Växjö, Sweden has been able to slash its carbon footprint by a third while nearly doubling its GDP.
Summer is houseguest time out here in the Hamptons. So it was that I recently found myself hosting a young friend from Sweden - in the U.S. as a Visiting Artist with a New York dance organization - and her parents, who were here to visit her on their very first trip to the States. Not only did I have the pleasure of hanging out with some terrific houseguests, but I also ended up learning a lot about how one small Swedish city is showing the world how to go carbon free - without sacrificing robust economic growth.
My friend's mother, Sohie Kim Hagdahl, is the environmental coordinator for Växjö (pronounced VEK-shuh), a city of some 82,000 inhabitants in southern Sweden that was awarded the Sustainable Energy Europe award by the EU in 2007.
Sohie told me that Växjö was an early pioneer in sustainability, starting in 1980 with a renewable energy district heating plant.
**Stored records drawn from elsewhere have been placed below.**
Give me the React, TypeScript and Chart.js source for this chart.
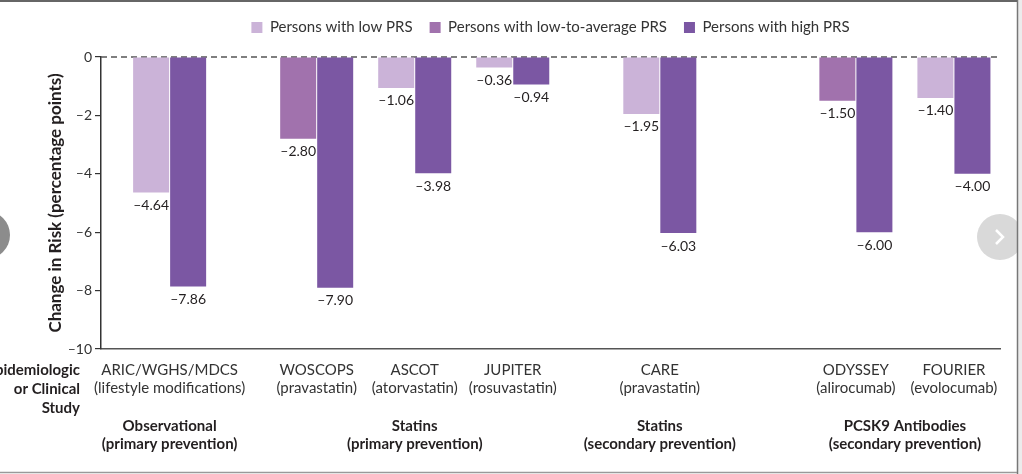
import React, { useEffect, useRef } from 'react';
import { Chart, registerables } from 'chart.js';

Chart.register(...registerables);

const studies = ['ARIC/WGHS/MDCS', 'WOSCOPS', 'ASCOT', 'JUPITER', 'CARE', 'ODYSSEY', 'FOURIER'];
const interventions = [
  '(lifestyle modifications)',
  '(pravastatin)',
  '(atorvastatin)',
  '(rosuvastatin)',
  '(pravastatin)',
  '(alirocumab)',
  '(evolocumab)',
];
const studyPositions = [0, 1.5, 2.5, 3.5, 5, 7, 8];
const lowPRS: (number | null)[] = [-4.64, null, -1.06, -0.36, -1.95, null, -1.4];
const lowToAveragePRS: (number | null)[] = [null, -2.8, null, null, null, -1.5, null];
const highPRS: (number | null)[] = [-7.86, -7.9, -3.98, -0.94, -6.03, -6.0, -4.0];
const groupLabels = [
  ['Observational', '(primary prevention)'],
  ['Statins', '(primary prevention)'],
  ['Statins', '(secondary prevention)'],
  ['PCSK9 Antibodies', '(secondary prevention)'],
];
const groupPositions = [0, 2.5, 5, 7.5];
const sideTitle = ['Epidemiologic', 'or Clinical', 'Study'];

const FONT = 'Lato';
const dash = (v: number) => (v === 0 ? '0' : '\u2013' + Math.abs(v).toString());
const fmt = (v: number) => (v < 0 ? '\u2013' : '') + Math.abs(v).toFixed(2);

export default function App() {
  const ref = useRef<HTMLCanvasElement>(null);

  useEffect(() => {
    if (!ref.current) return;
    Chart.defaults.font.family = FONT;
    const mk = (arr: (number | null)[]) => studyPositions.map((x, i) => ({ x, y: arr[i] }));

    const zeroLine = {
      id: 'zeroLine',
      beforeDatasetsDraw(chart: any) {
        const { ctx, chartArea, scales } = chart;
        const y = scales.y.getPixelForValue(0);
        ctx.save();
        ctx.strokeStyle = '#555';
        ctx.lineWidth = 1.5;
        ctx.setLineDash([6, 4]);
        ctx.beginPath();
        ctx.moveTo(chartArea.left, y);
        ctx.lineTo(chartArea.right, y);
        ctx.stroke();
        ctx.restore();
      },
    };

    const valueLabels = {
      id: 'valueLabels',
      afterDatasetsDraw(chart: any) {
        const { ctx } = chart;
        ctx.save();
        ctx.font = `14px ${FONT}`;
        ctx.fillStyle = '#231f20';
        ctx.textAlign = 'center';
        ctx.textBaseline = 'top';
        chart.data.datasets.forEach((ds: any, di: number) => {
          const meta = chart.getDatasetMeta(di);
          meta.data.forEach((el: any, i: number) => {
            const v = ds.data[i].y;
            if (v === null || v === undefined) return;
            ctx.fillText(fmt(v), el.x, el.y + 6);
          });
        });
        ctx.restore();
      },
    };

    const decor = {
      id: 'decor',
      afterDraw(chart: any) {
        const { ctx } = chart;
        ctx.save();
        ctx.fillStyle = '#8c8c8c';
        ctx.beginPath();
        ctx.arc(-14, 235, 24, 0, Math.PI * 2);
        ctx.fill();
        ctx.fillStyle = '#d9d9d9';
        ctx.beginPath();
        ctx.arc(1000, 237, 23, 0, Math.PI * 2);
        ctx.fill();
        ctx.strokeStyle = '#ffffff';
        ctx.lineWidth = 2.5;
        ctx.beginPath();
        ctx.moveTo(996, 230);
        ctx.lineTo(1003, 237);
        ctx.lineTo(996, 244);
        ctx.stroke();
        ctx.fillStyle = '#ececec';
        ctx.fillRect(1018, 0, 4, 474);
        ctx.strokeStyle = '#777';
        ctx.lineWidth = 1.5;
        ctx.beginPath();
        ctx.moveTo(1017.5, 0);
        ctx.lineTo(1017.5, 474);
        ctx.stroke();
        ctx.strokeStyle = '#666';
        ctx.lineWidth = 2;
        ctx.beginPath();
        ctx.moveTo(0, 1);
        ctx.lineTo(1017, 1);
        ctx.stroke();
        ctx.strokeStyle = '#999';
        ctx.lineWidth = 1.5;
        ctx.beginPath();
        ctx.moveTo(0, 472.5);
        ctx.lineTo(1017, 472.5);
        ctx.stroke();
        ctx.font = `bold 15px ${FONT}`;
        ctx.fillStyle = '#231f20';
        ctx.textAlign = 'right';
        ctx.textBaseline = 'middle';
        sideTitle.forEach((t, i) => ctx.fillText(t, 80, 370 + i * 19));
        ctx.restore();
      },
    };

    const chart = new Chart(ref.current, {
      type: 'bar',
      data: {
        datasets: [
          { label: 'Persons with low PRS', data: mk(lowPRS) as any, backgroundColor: '#CBB3D8', borderWidth: 0, skipNull: true } as any,
          { label: 'Persons with low-to-average PRS', data: mk(lowToAveragePRS) as any, backgroundColor: '#A172AD', borderWidth: 0, skipNull: true } as any,
          { label: 'Persons with high PRS', data: mk(highPRS) as any, backgroundColor: '#7B57A3', borderWidth: 0, skipNull: true } as any,
        ],
      },
      options: {
        animation: false,
        responsive: true,
        maintainAspectRatio: false,
        categoryPercentage: 0.755,
        barPercentage: 0.973,
        layout: { padding: { top: 3, right: 22, bottom: 21, left: 0 } },
        plugins: {
          legend: {
            position: 'top',
            fullSize: false,
            labels: {
              boxWidth: 11,
              boxHeight: 11,
              padding: 17,
              color: '#333',
              font: { family: FONT, size: 15 },
            },
          },
          title: {
            display: true,
            text: '',
            weight: 500,
            font: { size: 10 },
            padding: { top: 0, bottom: 0 },
          } as any,
          tooltip: { enabled: false },
        },
        scales: {
          x: {
            type: 'linear',
            min: -0.7,
            max: 8.47,
            offset: false,
            afterBuildTicks: (s: any) => {
              s.ticks = studyPositions.map((v) => ({ value: v }));
            },
            afterFit: (s: any) => {
              s.height = 48;
            },
            ticks: {
              autoSkip: false,
              maxRotation: 0,
              minRotation: 0,
              padding: 12,
              color: '#333',
              font: { family: FONT, size: 15, lineHeight: 1.2 },
              callback: (_v: any, i: number) => [studies[i], interventions[i]],
            },
            grid: { display: true, drawOnChartArea: false, drawTicks: false, offset: false },
            border: { display: true, color: '#555', width: 1.5 },
          } as any,
          x2: {
            type: 'linear',
            position: 'bottom',
            min: -0.7,
            max: 8.47,
            offset: false,
            afterBuildTicks: (s: any) => {
              s.ticks = groupPositions.map((v) => ({ value: v }));
            },
            afterFit: (s: any) => {
              s.height = 56;
            },
            ticks: {
              autoSkip: false,
              maxRotation: 0,
              minRotation: 0,
              padding: 20,
              color: '#231f20',
              font: { family: FONT, size: 15, weight: 'bold', lineHeight: 1.2 },
              callback: (_v: any, i: number) => groupLabels[i],
            },
            grid: { display: false, drawTicks: false },
            border: { display: false },
          } as any,
          y: {
            min: -10,
            max: 0,
            afterFit: (s: any) => {
              s.width = 101;
            },
            ticks: {
              stepSize: 2,
              padding: 3,
              color: '#333',
              font: { family: FONT, size: 14 },
              callback: (v: any) => dash(Number(v)),
            },
            grid: { drawOnChartArea: false, drawTicks: true, tickLength: 6, color: '#333', lineWidth: 1.2 },
            border: { display: true, color: '#333', width: 1.5 },
            title: {
              display: true,
              text: 'Change in Risk (percentage points)',
              color: '#231f20',
              font: { family: FONT, size: 17, weight: 'bold', lineHeight: 1.2 },
              padding: { top: 45, bottom: 0 },
            },
          } as any,
        },
      } as any,
      plugins: [zeroLine, valueLabels, decor],
    });

    return () => chart.destroy();
  }, []);

  return (
    <div style={{ position: 'absolute', left: 0, top: 0, width: 1022, height: 474, background: '#fff' }}>
      <canvas ref={ref} />
    </div>
  );
}
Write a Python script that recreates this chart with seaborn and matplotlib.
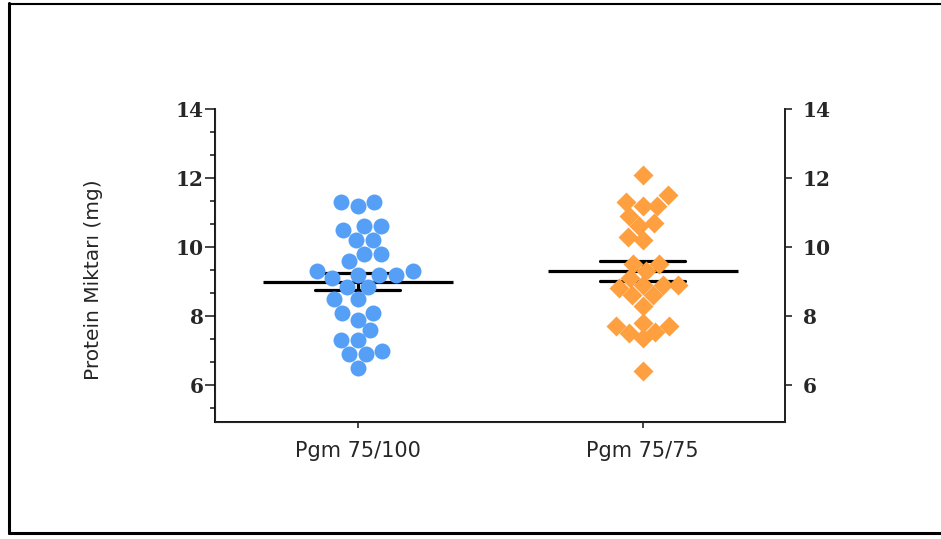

The city began its green adventure in earnest in 1996, when town councilors decided - on a unanimous vote - to free their town of dependency on fossil fuels. By 2007, 54% of the city's energy consumption was based on renewable energy sources. By 2010, per capita carbon emissions had been cut 34% from 1993 levels.
This means that a citizen of Växjö contributes only 3 tons of CO2 to the atmosphere per year - way below the global average. (In the U.S., it's 22 tons; in Germany, 12.) The city believes it can get carbon emissions down by 55% by 2015 and is making good headway toward its goal of becoming totally free of fossil fuels by 2030.
(And Växjö sees sustainability and CSR going hand-in-hand: it has also been certified as a "Fair Trade City" since 2008, with more than half of products bought by government, residents and businesses sourced from ethical companies.)
The city is staying on target by deploying a range of strategies. These include public projects, private/public partnerships, and encouraging behavior change on the part of city residents, all focused on three areas: boosting the use of renewables in housing and transportation, improving energy efficiency of buildings and residences, and making the transportation system itself "fossil fuel free."
Renewables: Ninety one percent of Växjö's building heat is sourced from a district biomass plant that uses waste wood from forestry operations. District heating is cheap and convenient, making it wildly popular. To boost adoption, the city gave subsidies to convert home heating systems to district heating, as well as to install solar panels. And the city's suburbs are now being added to the system.
Efficiency: Plucking the low-hanging fruit of energy efficiency started in 1994 with the municipal government installing more efficient street lighting, followed by increasing energy efficiency in local public hospitals and clinics. In 2003 the city instituted guidelines for building contractors that mandated energy efficient construction in buildings on public lands. Then new public housing was built, with energy efficiency designs and smart energy meters so residents could monitor their energy use and also get suggestions on how to use less. In 2008, the city partnered with local developers to start building superefficient passive houses without heating systems, warmed only by body energy and appliances.
Transportation: Biodiesel and biogas powers city buses - and in 2007, Växjö opened its first filling station (open to the public) using biogas made at the municipal sewage treatment plant. Citizen buy-in for a carbon free transport system is supported by abundant bicycle paths (the goal is to increase bike traffic by at least 20% by 2015 compared to 2004,) free parking for environmentally friendly cars - and city subsidies to buy them. Taxi routes were re-designed to be more fuel efficient. The city hopes to increase the use of mass transit by 20% by 2015 - and decrease CO2 omissions from transportation by at least 30% and 100% by 2030.
None of this would be possible without the enthusiastic participation of the city's residents and businesses (which include such big companies as Volvo and Staples.) Companies participate in the municipality's climate commission, along with Linneaus University. 81% of city inhabitants consider themselves to be environmentally aware. Behavioral change is promoted by the city's energy-saving campaign (headed up by Sohie Kim Hagdahl) that includes contests for school students, Växjö's "Little Green book" guide for sustainable consumption, and a series of annual events to highlight sustainability. Energy counseling is available free of charge to residents.
Despite all its accolades and recognition, Växjö isn't resting on its laurels. Plans for the future include making 45% of food purchased in the city organic and/or locally produced by 2015; bringing small-scale wind power to multi-story buildings; increasing supplies of biogas from food waste; expanding green areas in the city; providing district AC/cooling sourced from renewables; creating business ventures to export environmental technology; and exporting its climate-friendly model to other cities (like sister city, Duluth, Minnesota.) Växjö also coordinates the EU's SESAC project, established in 2005 to build sustainable energy systems in a number of European cities.
Växjö's model of economic growth goes to show, that with international, national and municipal support and collaboration by city residents and businesses, getting to zero net emissions is not only possible but can be done right now. All it takes is the political will to do it.